The package also contains incentives that would not result in increased federal spending but would raise prices to consumers. They include a program requiring refiners to buy a set percentage of high cost synthetic oil, and a $3-a-barrel tax credit for oil shale.
The president's decision Tuesday also ruled out Schlesinger's request for about $119 million in new funding this year for solar energy and other renewable-energy-source programs such as small hydroelectric dams.
During a Sun Day speech in Golden, Colo., on Wednesday, Carter announced that he was adding $100 million to EOE's solar energy program.

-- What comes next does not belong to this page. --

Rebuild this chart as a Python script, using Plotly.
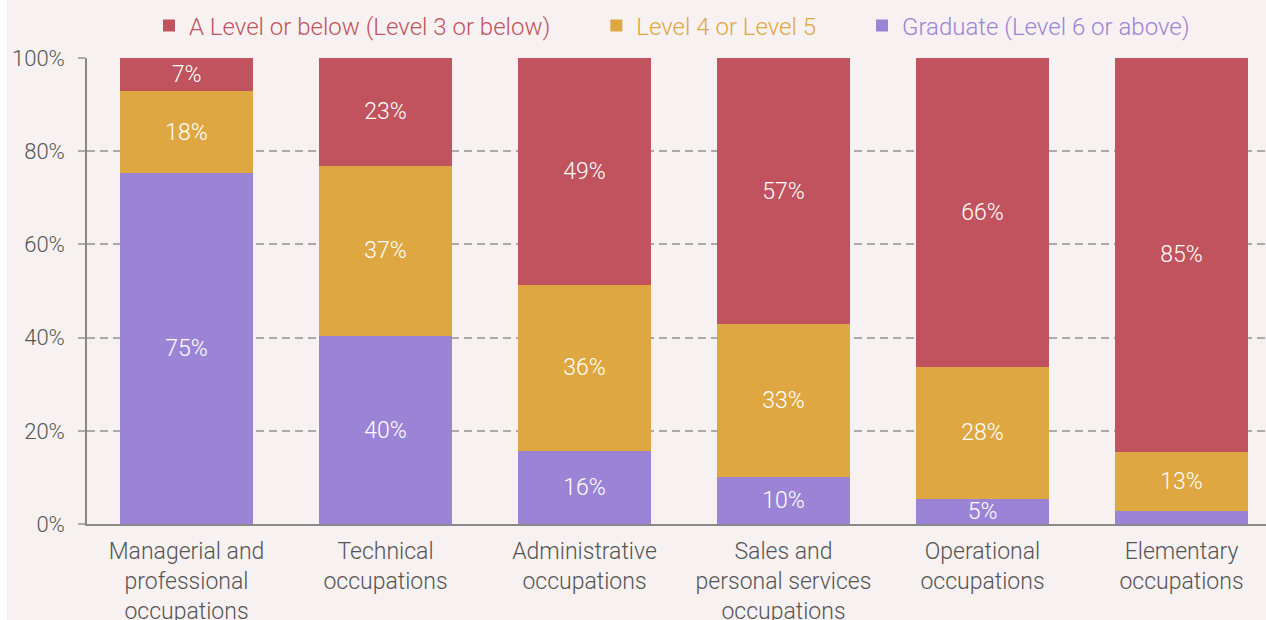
import plotly.graph_objects as go

categories = [
    "Managerial and<br>professional<br>occupations",
    "Technical<br>occupations",
    "Administrative<br>occupations",
    "Sales and<br>personal services<br>occupations",
    "Operational<br>occupations",
    "Elementary<br>occupations",
]
graduate = [75.3, 40.3, 15.7, 10.1, 5.4, 2.8]
level45 = [17.6, 36.6, 35.6, 32.8, 28.3, 12.7]
alevel = [7.1, 23.1, 48.7, 57.1, 66.3, 84.5]
graduate_labels = ["75%", "40%", "16%", "10%", "5%", ""]
level45_labels = ["18%", "37%", "36%", "33%", "28%", "13%"]
alevel_labels = ["7%", "23%", "49%", "57%", "66%", "85%"]
series_names = ["A Level or below (Level 3 or below)", "Level 4 or Level 5", "Graduate (Level 6 or above)"]
y_ticks = [0, 20, 40, 60, 80, 100]

C_RED = "#c0535d"
C_ORG = "#dea742"
C_PUR = "#9b84d6"
BG = "#f7f1f1"
FONT = "Roboto"
FS = 23

W, H = 1266, 620
ML, MT, MB, MR = 87, 58, 96, 0
PW = W - ML - MR
PH = H - MT - MB
SPACING = 199.0

fig = go.Figure()

def add(vals, labels, color, name, pad):
    fig.add_trace(go.Bar(
        x=categories, y=vals, text=labels,
        name=f'<span style="color:{color}">{name}</span>' + "&nbsp;" * pad,
        marker=dict(color=color, line=dict(width=0)),
        textposition="inside", insidetextanchor="middle", textangle=0,
        textfont=dict(color="white", size=FS, family=FONT, weight=300),
        width=0.668, hoverinfo="skip",
    ))

add(graduate, graduate_labels, C_PUR, series_names[2], 0)
add(level45, level45_labels, C_ORG, series_names[1], 7)
add(alevel, alevel_labels, C_RED, series_names[0], 7)

fig.update_layout(
    width=W, height=H,
    barmode="stack",
    paper_bgcolor="white", plot_bgcolor=BG,
    margin=dict(l=ML, r=MR, t=MT, b=MB, pad=0, autoexpand=False),
    font=dict(family=FONT, size=FS, color="#555555", weight=300),
    uniformtext=dict(minsize=FS, mode="show"),
    showlegend=True,
    legend=dict(
        orientation="h", traceorder="reversed",
        x=(672 - ML) / PW, xanchor="center",
        y=1 + 32 / PH, yanchor="middle",
        font=dict(size=24, family=FONT, weight=300),
        bgcolor="rgba(0,0,0,0)",
        itemclick=False, itemdoubleclick=False,
    ),
    xaxis=dict(
        range=[-0.5, -0.5 + PW / SPACING], automargin=False,
        showline=True, linecolor="#888888", linewidth=1.5,
        ticks="", showgrid=False, ticklabelstandoff=6,
        tickfont=dict(size=FS, color="#555555"),
    ),
    yaxis=dict(
        range=[0, 100], tickvals=y_ticks, automargin=False,
        ticktext=[f"{v}%" for v in y_ticks],
        showline=True, linecolor="#888888", linewidth=1.5,
        ticks="outside", ticklen=7, tickcolor="#aaaaaa", tickwidth=2,
        ticklabelstandoff=9,
        showgrid=True, gridcolor="#aaaaaa", gridwidth=2, griddash="8px,5px",
        zeroline=False,
        tickfont=dict(size=FS - 1, color="#555555"),
        layer="above traces",
    ),
    shapes=[dict(
        type="rect", xref="paper", yref="paper", layer="below",
        x0=(7 - ML) / PW, x1=1.05, y0=-0.5, y1=1.5,
        fillcolor=BG, line=dict(width=0),
    )],
)

fig.write_html(
    "out.html",
    config={"displayModeBar": False},
    post_script="document.body.style.margin='0px';document.body.style.overflow='hidden';",
)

OMB and some senior administration officials now say these funds will be "reprogramed" from within DOE's current budget.
The administration has said it will send Congress the second phase of its overall energy program next year. Called the National Energy Supply Strategy, it is to be a follow-up on the tax and conservation package now stalled in Congress and to concentrate on increasing supplies.
Schlesinger, meantime, had promised to have an interim supply proposal to Congress in May, but the president now appears to have shot that down.

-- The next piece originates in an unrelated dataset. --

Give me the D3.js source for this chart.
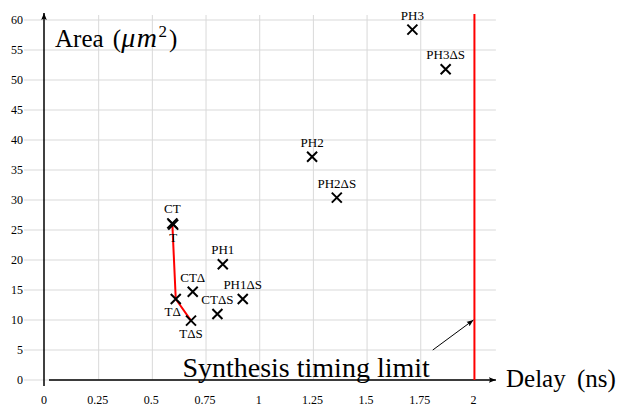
<!DOCTYPE html>
<html><head><meta charset="utf-8">
<script src="https://cdn.jsdelivr.net/npm/d3@7"></script>
<style>body{margin:0;background:#fff}svg{display:block}</style>
</head><body><svg id="c" width="623" height="413" font-family="'Liberation Serif', 'Times New Roman', Tinos, 'DejaVu Serif', serif"></svg>
<script>
const xTicks = [0, 0.25, 0.5, 0.75, 1, 1.25, 1.5, 1.75, 2];
const xTickLabels = ["0", "0.25", "0.5", "0.75", "1", "1.25", "1.5", "1.75", "2"];
const yTicks = [0, 5, 10, 15, 20, 25, 30, 35, 40, 45, 50, 55, 60];
const names = ["CT", "T", "TΔ", "TΔS", "CTΔ", "CTΔS", "PH1", "PH1ΔS", "PH2", "PH2ΔS", "PH3", "PH3ΔS"];
const delay = [0.593, 0.597, 0.609, 0.680, 0.688, 0.803, 0.828, 0.921, 1.244, 1.359, 1.711, 1.866];
const area  = [26.1, 25.9, 13.5, 9.9, 14.7, 11.0, 19.3, 13.5, 37.2, 30.4, 58.4, 51.8];
const labelBelow = ["T", "TΔ", "TΔS"];
const paretoNames = ["CT", "TΔ", "TΔS"];
const timingLimit = 2;

const svg = d3.select("#c");
const x = d3.scaleLinear().domain([0, 2.1]).range([45, 495.9]);
const y = d3.scaleLinear().domain([0, 61]).range([380, 14]);

// grid
const g = svg.append("g");
g.selectAll(".vg").data(xTicks.slice(1)).join("line")
  .attr("x1", d => x(d)).attr("x2", d => x(d)).attr("y1", y(61)+1).attr("y2", y(0))
  .attr("stroke", "#d9d9d9").attr("stroke-width", 1);
g.selectAll(".hg").data(yTicks).join("line")
  .attr("x1", 24).attr("x2", x(2.1)).attr("y1", d => y(d)).attr("y2", d => y(d))
  .attr("stroke", "#d9d9d9").attr("stroke-width", 1);

// tick labels
svg.selectAll(".yl").data(yTicks).join("text")
  .attr("x", 23).attr("y", d => y(d) + 4).attr("text-anchor", "end")
  .attr("font-size", 12).text(d => d);
svg.selectAll(".xl").data(xTicks).join("text")
  .attr("x", d => x(d) - 1).attr("y", 404).attr("text-anchor", "middle")
  .attr("font-size", 12).text((d, i) => xTickLabels[i]);

// markers defs
const defs = svg.append("defs");
defs.append("marker").attr("id", "ah").attr("viewBox", "0 0 10 10").attr("refX", 10).attr("refY", 5)
  .attr("markerWidth", 7).attr("markerHeight", 7).attr("markerUnits", "userSpaceOnUse").attr("orient", "auto")
  .append("path").attr("d", "M0,1 L10,5 L0,9 L2,5 Z").attr("fill", "#000");

// axes
svg.append("line").attr("x1", x(0) - 1).attr("x2", x(0) - 1).attr("y1", 386).attr("y2", y(61) - 1)
  .attr("stroke", "#000").attr("stroke-width", 1.5).attr("marker-end", "url(#ah)");
svg.append("line").attr("x1", 49).attr("x2", x(2.1)).attr("y1", y(0)).attr("y2", y(0))
  .attr("stroke", "#000").attr("stroke-width", 1.5).attr("marker-end", "url(#ah)");

// timing limit
svg.append("line").attr("x1", x(timingLimit)).attr("x2", x(timingLimit)).attr("y1", y(61)).attr("y2", y(0))
  .attr("stroke", "#ff0000").attr("stroke-width", 2);

// pareto front
const pts = names.map((n, i) => ({n, d: delay[i], a: area[i]}));
const pareto = paretoNames.map(n => pts.find(p => p.n === n));
svg.append("path").datum(pareto)
  .attr("d", d3.line().x(p => x(p.d)).y(p => y(p.a)))
  .attr("fill", "none").attr("stroke", "#ff0000").attr("stroke-width", 2);

// points
const s = 5;
const pg = svg.selectAll(".pt").data(pts).join("g")
  .attr("transform", p => `translate(${x(p.d)},${y(p.a)})`);
pg.append("path").attr("d", `M${-s},${-s}L${s},${s}M${-s},${s}L${s},${-s}`)
  .attr("stroke", "#000").attr("stroke-width", 2).attr("fill", "none");
pg.append("text").attr("text-anchor", "middle").attr("font-size", 13)
  .attr("y", p => labelBelow.includes(p.n) ? 17 : -10)
  .attr("x", p => p.n === "TΔ" ? -3 : 0)
  .text(p => p.n);

// annotation
svg.append("line").attr("x1", x(1.806)).attr("y1", y(5)).attr("x2", x(timingLimit) - 1).attr("y2", y(10))
  .attr("stroke", "#000").attr("stroke-width", 1).attr("marker-end", "url(#ah)");
svg.append("text").attr("x", x(0.64)).attr("y", y(0.55)).attr("font-size", 28).text("Synthesis timing limit");

// axis titles
const t = svg.append("text").attr("x", 55).attr("y", 47).attr("font-size", 25).attr("word-spacing", 3);
t.append("tspan").text("Area (");
t.append("tspan").attr("font-style", "italic").attr("font-size", 28).attr("letter-spacing", 1.5).text("μm");
t.append("tspan").attr("font-size", 17).attr("dy", -10).text("2");
t.append("tspan").attr("dy", 10).attr("dx", 2).text(")");
svg.append("text").attr("x", 506).attr("y", 387).attr("font-size", 25).attr("word-spacing", 5).text("Delay (ns)");
</script></body></html>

Incentive programs still being weighed by the Energy Department include:
A limited $3-a-barral tax credit for oil shale. plus DOE or Defense Department purchase guarantees, and regulatory rulings affording shale oil the same treatment imported oil gets under DOE's oil regulations.
A combined loan and price guarantee program for expensive oil recovery operations worth $200 million by 1985.
Funding commercial demonstration solvent refined coal plants, that make coal a "clean-burning fuel," proposed by Gulf Mineral Resources on a so-called sole supplier contract basis.